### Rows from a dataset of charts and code
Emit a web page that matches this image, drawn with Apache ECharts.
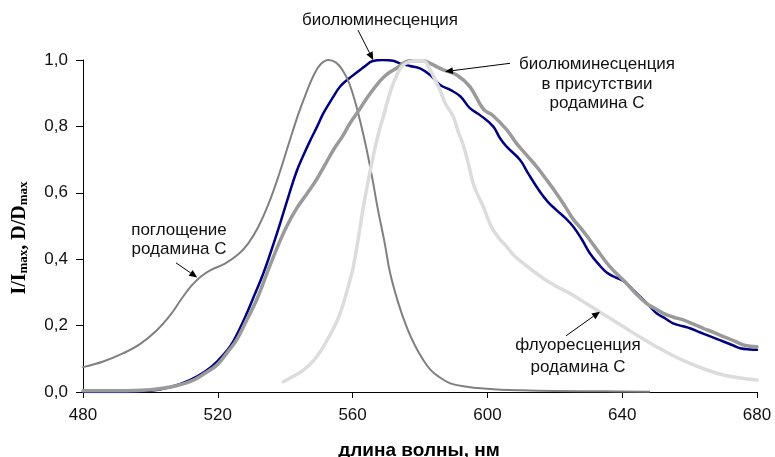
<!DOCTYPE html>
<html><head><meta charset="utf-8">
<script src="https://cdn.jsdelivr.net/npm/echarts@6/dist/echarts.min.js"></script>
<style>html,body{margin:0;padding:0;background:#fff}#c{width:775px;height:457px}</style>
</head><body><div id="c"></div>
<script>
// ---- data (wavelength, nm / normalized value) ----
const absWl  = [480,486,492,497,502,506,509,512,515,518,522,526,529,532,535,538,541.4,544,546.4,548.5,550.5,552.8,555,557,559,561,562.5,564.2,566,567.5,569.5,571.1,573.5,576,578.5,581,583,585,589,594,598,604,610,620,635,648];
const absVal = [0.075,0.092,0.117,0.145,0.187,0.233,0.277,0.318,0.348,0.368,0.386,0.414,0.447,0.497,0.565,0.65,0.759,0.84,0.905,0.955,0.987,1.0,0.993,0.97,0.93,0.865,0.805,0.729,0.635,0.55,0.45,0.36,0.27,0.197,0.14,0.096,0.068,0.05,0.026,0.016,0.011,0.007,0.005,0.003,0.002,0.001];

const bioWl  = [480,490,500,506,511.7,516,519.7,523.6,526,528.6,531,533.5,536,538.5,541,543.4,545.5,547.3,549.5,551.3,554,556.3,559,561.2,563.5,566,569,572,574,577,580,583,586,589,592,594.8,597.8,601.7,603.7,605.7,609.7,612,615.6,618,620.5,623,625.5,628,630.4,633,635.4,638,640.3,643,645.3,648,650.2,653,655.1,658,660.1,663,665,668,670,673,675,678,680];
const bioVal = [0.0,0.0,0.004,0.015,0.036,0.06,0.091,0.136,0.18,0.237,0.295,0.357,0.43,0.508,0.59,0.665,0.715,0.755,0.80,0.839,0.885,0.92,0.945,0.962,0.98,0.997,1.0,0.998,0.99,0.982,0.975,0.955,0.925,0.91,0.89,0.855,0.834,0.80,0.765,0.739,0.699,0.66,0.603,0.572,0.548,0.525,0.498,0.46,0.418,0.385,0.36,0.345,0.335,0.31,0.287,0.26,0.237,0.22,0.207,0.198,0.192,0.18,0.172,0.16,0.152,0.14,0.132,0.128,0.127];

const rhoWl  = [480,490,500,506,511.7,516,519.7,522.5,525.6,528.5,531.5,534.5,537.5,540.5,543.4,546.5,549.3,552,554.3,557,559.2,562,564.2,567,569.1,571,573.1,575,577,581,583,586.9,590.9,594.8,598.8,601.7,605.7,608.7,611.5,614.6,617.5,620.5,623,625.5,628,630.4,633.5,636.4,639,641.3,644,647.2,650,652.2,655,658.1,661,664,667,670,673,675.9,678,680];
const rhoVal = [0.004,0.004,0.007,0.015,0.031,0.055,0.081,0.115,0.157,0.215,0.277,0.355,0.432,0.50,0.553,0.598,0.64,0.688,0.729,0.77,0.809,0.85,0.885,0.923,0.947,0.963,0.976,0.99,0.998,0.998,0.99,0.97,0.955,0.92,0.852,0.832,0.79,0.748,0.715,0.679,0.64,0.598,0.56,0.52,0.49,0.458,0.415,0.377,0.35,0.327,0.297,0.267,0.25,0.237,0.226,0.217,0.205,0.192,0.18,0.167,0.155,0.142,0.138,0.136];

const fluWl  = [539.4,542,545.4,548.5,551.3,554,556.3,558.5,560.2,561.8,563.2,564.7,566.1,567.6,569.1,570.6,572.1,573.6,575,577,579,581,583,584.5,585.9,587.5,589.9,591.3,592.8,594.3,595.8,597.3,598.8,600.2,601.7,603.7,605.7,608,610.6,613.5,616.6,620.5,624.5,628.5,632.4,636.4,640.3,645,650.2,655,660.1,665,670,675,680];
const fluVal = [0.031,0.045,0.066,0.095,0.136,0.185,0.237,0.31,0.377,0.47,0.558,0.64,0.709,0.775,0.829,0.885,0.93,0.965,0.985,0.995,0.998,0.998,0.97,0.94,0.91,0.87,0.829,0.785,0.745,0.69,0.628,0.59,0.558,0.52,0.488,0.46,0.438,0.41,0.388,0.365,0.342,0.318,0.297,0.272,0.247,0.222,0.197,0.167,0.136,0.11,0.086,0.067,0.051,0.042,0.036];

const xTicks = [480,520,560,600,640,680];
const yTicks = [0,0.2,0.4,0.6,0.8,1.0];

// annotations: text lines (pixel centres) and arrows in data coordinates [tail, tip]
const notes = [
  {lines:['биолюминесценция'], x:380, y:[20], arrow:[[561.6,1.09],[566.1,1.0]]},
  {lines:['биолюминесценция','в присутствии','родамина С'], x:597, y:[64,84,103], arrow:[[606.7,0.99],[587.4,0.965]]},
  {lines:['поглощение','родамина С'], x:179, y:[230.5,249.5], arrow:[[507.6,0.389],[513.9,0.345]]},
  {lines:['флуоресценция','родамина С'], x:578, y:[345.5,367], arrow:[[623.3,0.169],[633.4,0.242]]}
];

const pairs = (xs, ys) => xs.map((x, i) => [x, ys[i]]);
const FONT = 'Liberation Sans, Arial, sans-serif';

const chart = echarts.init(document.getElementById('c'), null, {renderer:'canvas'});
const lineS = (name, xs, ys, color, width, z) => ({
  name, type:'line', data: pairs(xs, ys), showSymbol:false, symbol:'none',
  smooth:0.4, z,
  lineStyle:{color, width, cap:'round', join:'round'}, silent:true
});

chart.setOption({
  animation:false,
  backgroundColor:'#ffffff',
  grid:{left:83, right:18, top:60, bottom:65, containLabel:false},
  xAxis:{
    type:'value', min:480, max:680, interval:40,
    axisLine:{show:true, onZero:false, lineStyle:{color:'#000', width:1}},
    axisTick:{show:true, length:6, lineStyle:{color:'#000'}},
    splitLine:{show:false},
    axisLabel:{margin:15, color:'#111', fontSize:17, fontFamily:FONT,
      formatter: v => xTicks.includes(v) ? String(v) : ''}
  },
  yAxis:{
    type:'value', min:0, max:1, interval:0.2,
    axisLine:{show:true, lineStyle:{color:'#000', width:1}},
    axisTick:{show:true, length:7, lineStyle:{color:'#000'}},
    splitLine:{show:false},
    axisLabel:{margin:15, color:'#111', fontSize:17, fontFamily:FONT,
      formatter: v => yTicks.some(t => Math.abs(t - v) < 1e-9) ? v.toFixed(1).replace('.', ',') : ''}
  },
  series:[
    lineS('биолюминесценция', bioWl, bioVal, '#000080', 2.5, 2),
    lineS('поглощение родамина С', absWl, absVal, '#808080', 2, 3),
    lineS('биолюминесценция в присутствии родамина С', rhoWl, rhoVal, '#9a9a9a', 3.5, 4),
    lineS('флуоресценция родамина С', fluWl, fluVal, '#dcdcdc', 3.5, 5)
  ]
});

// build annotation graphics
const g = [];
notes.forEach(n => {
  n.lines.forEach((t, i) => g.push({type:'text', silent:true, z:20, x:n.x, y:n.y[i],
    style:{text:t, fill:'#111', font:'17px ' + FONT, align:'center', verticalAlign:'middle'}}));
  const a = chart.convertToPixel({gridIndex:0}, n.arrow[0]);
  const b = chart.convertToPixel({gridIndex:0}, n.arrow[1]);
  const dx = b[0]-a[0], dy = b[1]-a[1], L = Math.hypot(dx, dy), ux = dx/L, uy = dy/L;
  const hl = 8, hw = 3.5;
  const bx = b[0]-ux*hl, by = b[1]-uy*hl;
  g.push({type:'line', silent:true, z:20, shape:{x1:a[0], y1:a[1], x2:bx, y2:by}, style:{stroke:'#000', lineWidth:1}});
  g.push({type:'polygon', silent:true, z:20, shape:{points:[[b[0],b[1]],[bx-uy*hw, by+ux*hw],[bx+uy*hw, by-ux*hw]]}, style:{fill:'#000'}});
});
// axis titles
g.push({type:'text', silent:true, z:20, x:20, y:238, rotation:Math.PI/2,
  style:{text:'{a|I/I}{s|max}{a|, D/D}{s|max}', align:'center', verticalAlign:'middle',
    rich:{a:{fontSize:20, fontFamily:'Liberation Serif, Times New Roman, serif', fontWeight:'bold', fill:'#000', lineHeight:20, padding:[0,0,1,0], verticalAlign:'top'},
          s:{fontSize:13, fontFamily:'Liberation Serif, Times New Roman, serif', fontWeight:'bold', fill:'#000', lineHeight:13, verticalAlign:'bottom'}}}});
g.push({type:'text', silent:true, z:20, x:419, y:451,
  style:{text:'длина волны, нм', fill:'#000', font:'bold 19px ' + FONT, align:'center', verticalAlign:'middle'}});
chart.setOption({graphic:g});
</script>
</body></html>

--

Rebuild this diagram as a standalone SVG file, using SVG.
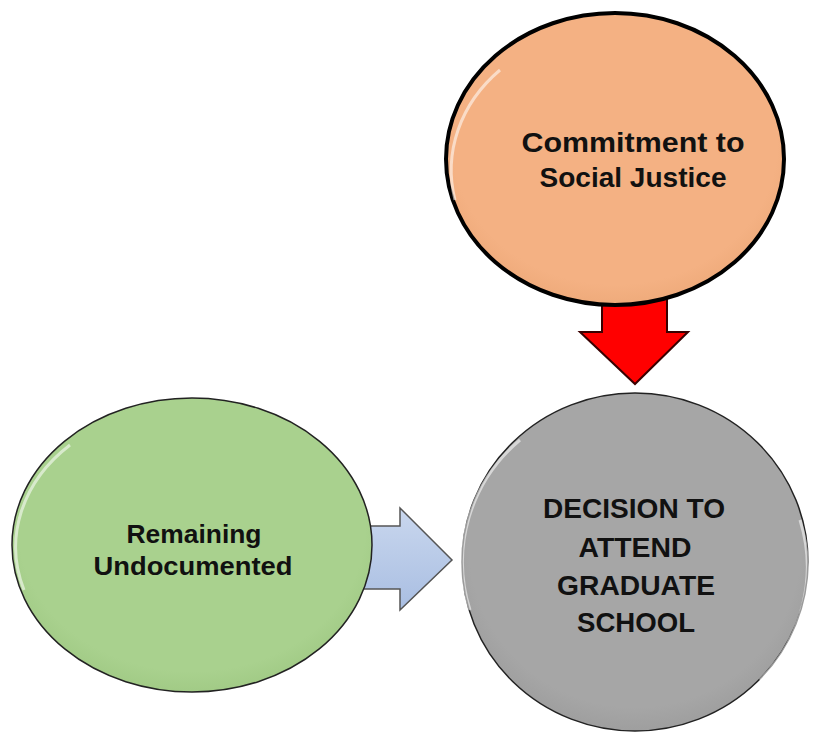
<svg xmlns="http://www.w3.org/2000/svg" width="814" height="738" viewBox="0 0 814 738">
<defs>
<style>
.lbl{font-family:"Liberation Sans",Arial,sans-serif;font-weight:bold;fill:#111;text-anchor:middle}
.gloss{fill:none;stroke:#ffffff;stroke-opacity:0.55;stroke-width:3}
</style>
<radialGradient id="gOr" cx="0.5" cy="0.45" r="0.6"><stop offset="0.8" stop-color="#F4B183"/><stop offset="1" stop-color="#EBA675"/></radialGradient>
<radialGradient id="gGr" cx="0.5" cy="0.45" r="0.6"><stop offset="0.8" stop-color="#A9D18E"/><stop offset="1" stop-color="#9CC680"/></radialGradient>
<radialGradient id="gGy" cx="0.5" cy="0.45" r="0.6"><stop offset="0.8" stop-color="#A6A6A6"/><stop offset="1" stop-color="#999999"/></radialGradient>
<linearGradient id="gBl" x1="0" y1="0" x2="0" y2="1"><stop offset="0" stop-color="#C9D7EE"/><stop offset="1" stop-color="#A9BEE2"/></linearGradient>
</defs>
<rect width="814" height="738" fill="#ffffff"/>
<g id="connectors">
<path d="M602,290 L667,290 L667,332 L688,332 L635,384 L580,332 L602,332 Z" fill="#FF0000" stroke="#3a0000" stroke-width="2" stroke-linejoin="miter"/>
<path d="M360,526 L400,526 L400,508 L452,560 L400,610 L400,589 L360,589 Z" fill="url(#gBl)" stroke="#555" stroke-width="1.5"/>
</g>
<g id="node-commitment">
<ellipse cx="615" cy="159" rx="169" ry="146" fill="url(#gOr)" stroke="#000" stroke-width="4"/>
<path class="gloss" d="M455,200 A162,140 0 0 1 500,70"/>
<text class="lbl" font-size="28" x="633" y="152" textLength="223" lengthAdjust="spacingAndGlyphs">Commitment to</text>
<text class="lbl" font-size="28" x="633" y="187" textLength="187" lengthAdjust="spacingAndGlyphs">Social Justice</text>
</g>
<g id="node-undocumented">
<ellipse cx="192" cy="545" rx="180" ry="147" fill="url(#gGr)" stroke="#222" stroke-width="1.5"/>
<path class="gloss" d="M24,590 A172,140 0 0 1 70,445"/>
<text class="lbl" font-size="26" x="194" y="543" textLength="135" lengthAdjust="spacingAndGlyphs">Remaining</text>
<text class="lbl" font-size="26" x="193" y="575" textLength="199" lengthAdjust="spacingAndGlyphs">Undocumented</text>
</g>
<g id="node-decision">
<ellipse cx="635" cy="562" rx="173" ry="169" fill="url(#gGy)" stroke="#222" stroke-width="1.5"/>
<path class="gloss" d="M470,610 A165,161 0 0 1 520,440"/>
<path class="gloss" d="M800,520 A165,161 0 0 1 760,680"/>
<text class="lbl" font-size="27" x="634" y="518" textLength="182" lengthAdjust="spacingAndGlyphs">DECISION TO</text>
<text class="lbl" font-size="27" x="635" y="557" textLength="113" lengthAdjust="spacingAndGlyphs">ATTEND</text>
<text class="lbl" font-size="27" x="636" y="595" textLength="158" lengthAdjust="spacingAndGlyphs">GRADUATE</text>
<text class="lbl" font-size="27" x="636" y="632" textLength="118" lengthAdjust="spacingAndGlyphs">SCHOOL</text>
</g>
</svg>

### REQUEST
Write down every line of the data above that includes the string "this".

### THE ANSWER
Emit a web page that matches this image, drawn with Apache ECharts.
Rebuild this diagram as a standalone SVG file, using SVG.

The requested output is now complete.